Material:
============

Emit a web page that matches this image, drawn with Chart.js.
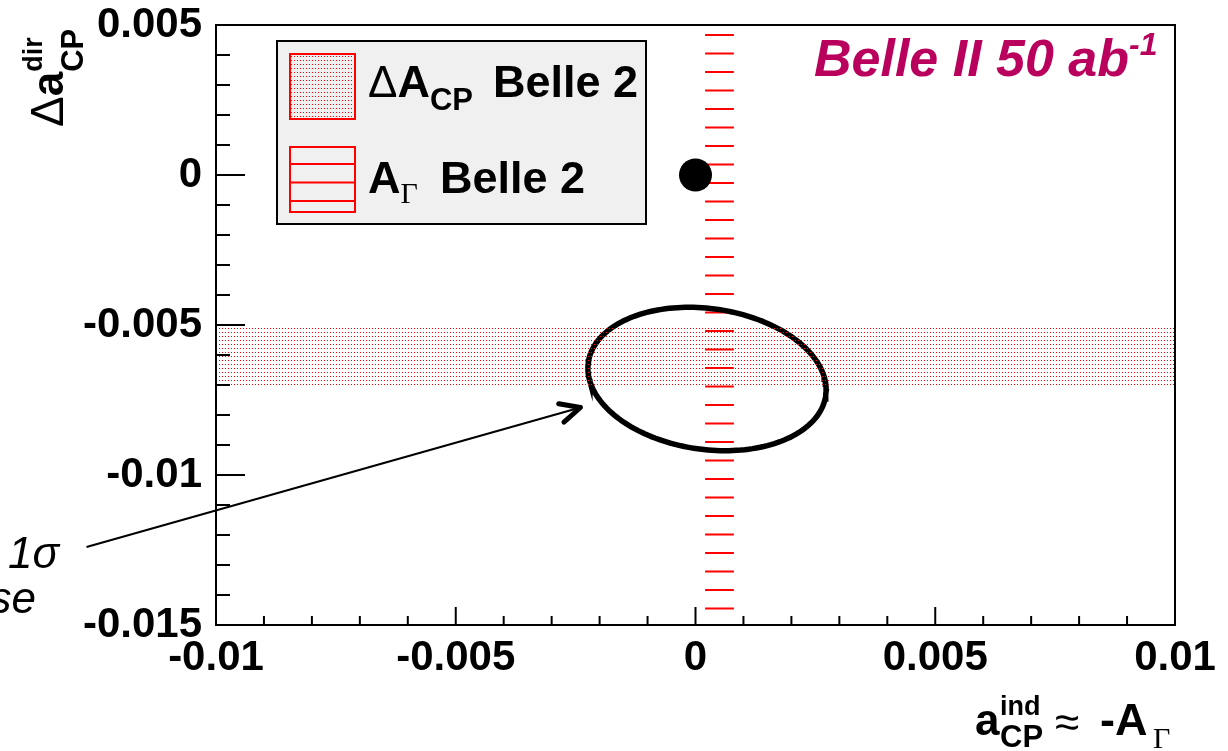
<!DOCTYPE html>
<html>
<head>
<meta charset="utf-8">
<script src="https://cdn.jsdelivr.net/npm/chart.js@4.4.1/dist/chart.umd.min.js"></script>
<style>
  html, body { margin: 0; padding: 0; background: #fff; }
  canvas { display: block; }
</style>
</head>
<body>
<canvas id="plot" width="1228" height="751"></canvas>
<script>
// axes
const xRange = [-0.01, 0.01];
const yRange = [-0.015, 0.005];
const xMajorTicks = [-0.01, -0.005, 0, 0.005, 0.01];
const xTickLabels = ['-0.01', '-0.005', '0', '0.005', '0.01'];
const yMajorTicks = [-0.015, -0.01, -0.005, 0, 0.005];
const yTickLabels = ['-0.015', '-0.01', '-0.005', '0', '0.005'];
const minorStep = 0.001;

// Belle II 50 ab^-1 projections
const dAcpBand = [-0.007, -0.005];      // ΔA_CP allowed range (y)
const aGammaBand = [0.0002, 0.0008];    // A_Γ allowed range (x)
const smPoint = [0, 0];
const ellipseCenter = [0.00024, -0.0068];
const ellipseRadii = [0.00262, 0.00224];
const ellipseTilt = -37.8;              // degrees
const arrowFrom = [-0.0127, -0.0124];
const arrowTo = [-0.0024, -0.00775];

const RED = '#ff0000';
const TITLE_COLOR = '#b9005c';
const SANS = 'Liberation Sans';

function ellipsePoints() {
  const pts = [];
  const th = ellipseTilt * Math.PI / 180;
  for (let i = 0; i <= 180; i++) {
    const t = i / 180 * 2 * Math.PI;
    const u = ellipseRadii[0] * Math.cos(t), v = ellipseRadii[1] * Math.sin(t);
    pts.push({
      x: ellipseCenter[0] + u * Math.cos(th) - v * Math.sin(th),
      y: ellipseCenter[1] + u * Math.sin(th) + v * Math.cos(th)
    });
  }
  return pts;
}

function bandEdge(y) {
  return [{ x: xRange[0], y }, { x: xRange[1], y }];
}

function buildTicks(range) {
  const out = [];
  const n = Math.round((range[1] - range[0]) / minorStep);
  for (let i = 0; i <= n; i++) out.push({ value: +(range[0] + i * minorStep).toFixed(6) });
  return out;
}

function tickLabel(v, majors, labels) {
  const i = majors.findIndex(m => Math.abs(m - v) < 1e-9);
  return i < 0 ? '' : labels[i];
}

function dotPattern(ctx) {
  const c = document.createElement('canvas');
  c.width = 3; c.height = 4;
  const g = c.getContext('2d');
  g.fillStyle = RED;
  g.fillRect(0, 0, 1, 1);
  return ctx.createPattern(c, 'repeat');
}

function hatch(ctx, x0, y0, x1, y1, first) {
  ctx.save();
  ctx.strokeStyle = RED;
  ctx.lineWidth = 2;
  ctx.beginPath();
  for (let y = first; y < y1; y += 18.5) {
    ctx.moveTo(x0, y);
    ctx.lineTo(x1, y);
  }
  ctx.stroke();
  ctx.restore();
}

// draw a row of text pieces, each {t, font, dy}
function runs(ctx, x, y, parts) {
  for (const p of parts) {
    ctx.font = p.font;
    ctx.fillText(p.t, x, y + (p.dy || 0));
    x += ctx.measureText(p.t).width;
  }
  return x;
}

const canvas = document.getElementById('plot');
const dots = dotPattern(canvas.getContext('2d'));

const rootStyle = {
  id: 'rootStyle',
  beforeDatasetsDraw(chart) {
    const { ctx, chartArea: a, scales: { x } } = chart;
    hatch(ctx, x.getPixelForValue(aGammaBand[0]), a.top, x.getPixelForValue(aGammaBand[1]), a.bottom, a.top + 10);
  },
  afterDatasetsDraw(chart) {
    const { ctx, chartArea: a, scales: { x, y } } = chart;
    ctx.save();
    ctx.strokeStyle = '#000';
    ctx.lineWidth = 2;
    ctx.strokeRect(a.left, a.top, a.right - a.left, a.bottom - a.top);
    ctx.beginPath();
    y.ticks.forEach(t => {
      const py = y.getPixelForValue(t.value);
      const len = t.label ? 29 : 14;
      ctx.moveTo(a.left, py); ctx.lineTo(a.left + len, py);
    });
    x.ticks.forEach(t => {
      const px = x.getPixelForValue(t.value);
      const len = t.label ? 18 : 9;
      ctx.moveTo(px, a.bottom); ctx.lineTo(px, a.bottom - len);
    });
    ctx.stroke();
    ctx.restore();
  },
  afterDraw(chart) {
    const { ctx, scales: { x, y } } = chart;
    ctx.save();
    ctx.textAlign = 'left';
    ctx.textBaseline = 'alphabetic';

    // legend box
    ctx.fillStyle = '#f0f0f0';
    ctx.fillRect(277, 41, 369, 183);
    ctx.strokeStyle = '#000';
    ctx.lineWidth = 2;
    ctx.strokeRect(277, 41, 369, 183);
    ctx.fillStyle = dots;
    ctx.fillRect(290, 54, 65, 65);
    ctx.strokeStyle = RED;
    ctx.strokeRect(290, 54, 65, 65);
    ctx.strokeRect(290, 147, 65, 65);
    hatch(ctx, 290, 147, 355, 212, 164);

    ctx.fillStyle = '#000';
    runs(ctx, 368, 97, [
      { t: 'Δ', font: `44px ${SANS}` },
      { t: 'A', font: `bold 45px ${SANS}` },
      { t: 'CP', font: `bold 31px ${SANS}`, dy: 13 }
    ]);
    ctx.font = `bold 45px ${SANS}`;
    ctx.fillText('Belle 2', 493, 97);
    runs(ctx, 368, 193, [
      { t: 'A', font: `bold 45px ${SANS}` },
      { t: 'Γ', font: '30px Liberation Serif', dy: 10 }
    ]);
    ctx.font = `bold 45px ${SANS}`;
    ctx.fillText('Belle 2', 440, 193);

    // luminosity label
    ctx.fillStyle = TITLE_COLOR;
    runs(ctx, 814, 76, [
      { t: 'Belle II 50 ab', font: `italic bold 52px ${SANS}` },
      { t: '-1', font: `italic bold 32px ${SANS}`, dy: -21 }
    ]);

    // x axis title
    ctx.fillStyle = '#000';
    runs(ctx, 975, 735, [{ t: 'a', font: `bold 44px ${SANS}` }]);
    runs(ctx, 1000, 715, [{ t: 'ind', font: `bold 27px ${SANS}` }]);
    runs(ctx, 1000, 747, [{ t: 'CP', font: `bold 31px ${SANS}` }]);
    runs(ctx, 1055, 737, [{ t: '≈', font: `44px ${SANS}` }]);
    runs(ctx, 1100, 735, [{ t: '-A', font: `bold 45px ${SANS}` }]);
    runs(ctx, 1153, 748, [{ t: 'Γ', font: '30px Liberation Serif' }]);

    // y axis title (reads upwards)
    ctx.save();
    ctx.translate(63, 127);
    ctx.rotate(-Math.PI / 2);
    const cx = runs(ctx, 0, 0, [
      { t: 'Δ', font: `46px ${SANS}` },
      { t: 'a', font: `bold 44px ${SANS}` }
    ]);
    runs(ctx, cx, -21, [{ t: 'dir', font: `bold 27px ${SANS}` }]);
    runs(ctx, cx, 20, [{ t: 'CP', font: `bold 31px ${SANS}` }]);
    ctx.restore();

    // arrow to the 1σ contour
    const x0 = x.getPixelForValue(arrowFrom[0]), y0 = y.getPixelForValue(arrowFrom[1]);
    const x1 = x.getPixelForValue(arrowTo[0]), y1 = y.getPixelForValue(arrowTo[1]);
    ctx.strokeStyle = '#000';
    ctx.lineWidth = 2;
    ctx.beginPath();
    ctx.moveTo(x0, y0); ctx.lineTo(x1, y1);
    ctx.stroke();
    const ang = Math.atan2(y0 - y1, x0 - x1);
    ctx.lineWidth = 5;
    ctx.lineCap = 'round';
    ctx.lineJoin = 'round';
    ctx.beginPath();
    ctx.moveTo(x1 + 22 * Math.cos(ang + 0.45), y1 + 22 * Math.sin(ang + 0.45));
    ctx.lineTo(x1, y1);
    ctx.lineTo(x1 + 22 * Math.cos(ang - 0.45), y1 + 22 * Math.sin(ang - 0.45));
    ctx.stroke();

    ctx.fillStyle = '#000';
    ctx.font = `italic 44px ${SANS}`;
    ctx.fillText('1σ', 8, 568);
    ctx.textAlign = 'right';
    ctx.fillText('ellipse', 36, 613);
    ctx.restore();
  }
};

const tickFont = { family: SANS, weight: 'bold', size: 42 };

new Chart(canvas, {
  type: 'line',
  data: {
    datasets: [
      { label: 'ΔA_CP Belle 2', data: bandEdge(dAcpBand[1]), fill: '+1', backgroundColor: dots,
        borderColor: 'transparent', borderWidth: 0, pointRadius: 0 },
      { label: 'ΔA_CP lower', data: bandEdge(dAcpBand[0]), fill: false,
        borderColor: 'transparent', borderWidth: 0, pointRadius: 0 },
      { label: '1σ ellipse', data: ellipsePoints(), fill: false, borderColor: '#000', borderWidth: 5.5,
        pointRadius: 0, tension: 0 },
      { label: 'SM', data: [{ x: smPoint[0], y: smPoint[1] }], showLine: false, pointRadius: 16.5,
        pointBackgroundColor: '#000', pointBorderWidth: 0 }
    ]
  },
  options: {
    responsive: false,
    animation: false,
    events: [],
    devicePixelRatio: 1,
    layout: { autoPadding: false, padding: { left: 0, top: 25, right: 53, bottom: 0 } },
    plugins: { legend: { display: false }, tooltip: { enabled: false } },
    scales: {
      x: {
        type: 'linear', min: xRange[0], max: xRange[1],
        afterBuildTicks: s => { s.ticks = buildTicks(xRange); },
        afterFit: s => { s.height = 126; s.paddingLeft = 0; s.paddingRight = 0; },
        grid: { display: false, drawTicks: false },
        border: { display: false },
        ticks: { autoSkip: false, maxRotation: 0, padding: 8, color: '#000', font: tickFont,
          callback: v => tickLabel(v, xMajorTicks, xTickLabels) }
      },
      y: {
        type: 'linear', min: yRange[0], max: yRange[1],
        afterBuildTicks: s => { s.ticks = buildTicks(yRange); },
        afterFit: s => { s.width = 216; s.paddingTop = 0; s.paddingBottom = 0; },
        grid: { display: false, drawTicks: false },
        border: { display: false },
        ticks: { autoSkip: false, padding: 14, color: '#000', font: tickFont,
          callback: v => tickLabel(v, yMajorTicks, yTickLabels) }
      }
    }
  },
  plugins: [rootStyle]
});
</script>
</body>
</html>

============

Prompt: Reproduce the material above from its first line through the line containing "const minorStep = 0.001;", both ends included, and skip every picture.

Output for this task:
Emit a web page that matches this image, drawn with Chart.js.
<!DOCTYPE html>
<html>
<head>
<meta charset="utf-8">
<script src="https://cdn.jsdelivr.net/npm/chart.js@4.4.1/dist/chart.umd.min.js"></script>
<style>
  html, body { margin: 0; padding: 0; background: #fff; }
  canvas { display: block; }
</style>
</head>
<body>
<canvas id="plot" width="1228" height="751"></canvas>
<script>
// axes
const xRange = [-0.01, 0.01];
const yRange = [-0.015, 0.005];
const xMajorTicks = [-0.01, -0.005, 0, 0.005, 0.01];
const xTickLabels = ['-0.01', '-0.005', '0', '0.005', '0.01'];
const yMajorTicks = [-0.015, -0.01, -0.005, 0, 0.005];
const yTickLabels = ['-0.015', '-0.01', '-0.005', '0', '0.005'];
const minorStep = 0.001;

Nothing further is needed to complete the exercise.